How Urban Design Quietly Shapes Daily Stress Levels

ALL BLOGSLIFESTYLE

Preetiggah. S

1/21/20263 min read

pathway between high rise buildings
pathway between high rise buildings

When people think about stress, they usually focus on internal factors like workload, emotions, or mindset. But stress is also shaped by surroundings. The places people move through every day quietly influence how the nervous system behaves. Streets, buildings, noise levels, and access to space all send signals to the brain. Urban design does not just organize cities. It shapes how safe, rushed, or overwhelmed daily life feels.

The Brain Constantly Reads the Environment
The brain is always scanning for information, even when people are not aware of it. Visual clutter, loud noise, crowded sidewalks, and fast-moving traffic demand attention. This constant monitoring keeps the brain slightly activated. When environments are overstimulating, the nervous system stays alert longer than it should. Over time, this low-level activation contributes to chronic stress, even without a clear emotional cause.

Crowding Increases Cognitive Load
Dense urban spaces often force people to navigate tight sidewalks, busy intersections, and crowded public areas. Each interaction requires small decisions about movement, timing, and personal space. These micro-decisions add up. The brain must work harder just to move through the environment. When cognitive load stays high throughout the day, mental fatigue builds faster and patience wears thin.

Noise Disrupts More Than Focus
Urban noise is not just annoying. It is physiologically stressful. Traffic, sirens, construction, and constant background sound prevent the nervous system from fully relaxing. Even when people say they are used to noise, the body still responds. Heart rate and stress hormones increase subtly.
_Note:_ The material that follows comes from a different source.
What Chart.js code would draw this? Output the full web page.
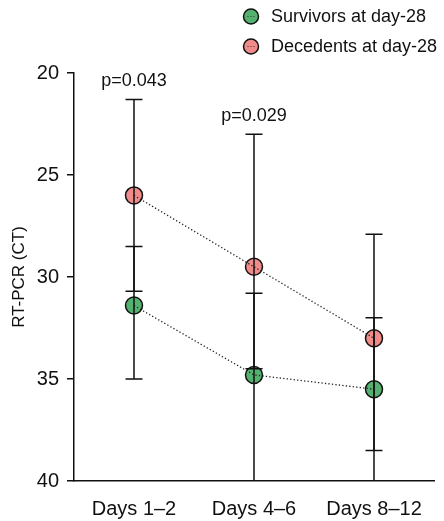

Over time, this makes rest less restorative and daily stress harder to shake.

Design Can Either Create Flow or Friction
Cities designed for smooth movement reduce stress without people noticing. Clear signage, intuitive layouts, and predictable pathways lower mental effort. Poor design does the opposite. Confusing intersections, poorly marked crossings, and inconsistent layouts force constant vigilance. Friction in movement translates into friction in mood. Stress rises not because something went wrong, but because nothing feels easy.

Green Space Signals Safety to the Brain
Access to trees, parks, and open space has a measurable calming effect. Natural elements reduce sensory overload and signal safety. Even small pockets of greenery can lower stress by giving the brain visual rest. In cities where green space is limited or inaccessible, stress accumulates faster. The absence of natural cues keeps the nervous system in a more defensive state.

Car-Centered Design Increases Pressure
Cities built primarily around cars create different stress patterns than walkable ones. Long commutes, traffic congestion, and limited pedestrian space increase time pressure and frustration. Driving requires constant attention and rapid decision making. When this becomes a daily routine, baseline stress rises. Walkable environments allow slower pacing and more predictable movement, which the brain experiences as less threatening.

Lack of Control Amplifies Stress
Stress increases when people feel they have little control over their environment. Poor public transportation, unsafe crossings, or limited access to essentials force people into rigid routines. When flexibility disappears, minor disruptions feel larger. Urban design that offers multiple options reduces stress by restoring a sense of choice and agency in daily life.

Stress Accumulates Without Being Noticed
One of the most powerful aspects of urban design is how subtle its effects are. People adapt to their surroundings quickly. They may not consciously notice that a neighborhood feels tense or draining. But the body keeps score. Over months and years, these small stressors contribute to burnout, irritability, and reduced well-being without a clear source to point to.

Final Thoughts
Urban design quietly shapes daily stress by influencing how the brain interprets safety, effort, and control. Streets, noise, movement, and access to space all affect the nervous system long before people notice the impact. Stress is not only something individuals manage internally. It is something cities create or reduce through design. When urban spaces support calm movement, sensory balance, and choice, daily life feels lighter without anyone needing to try harder.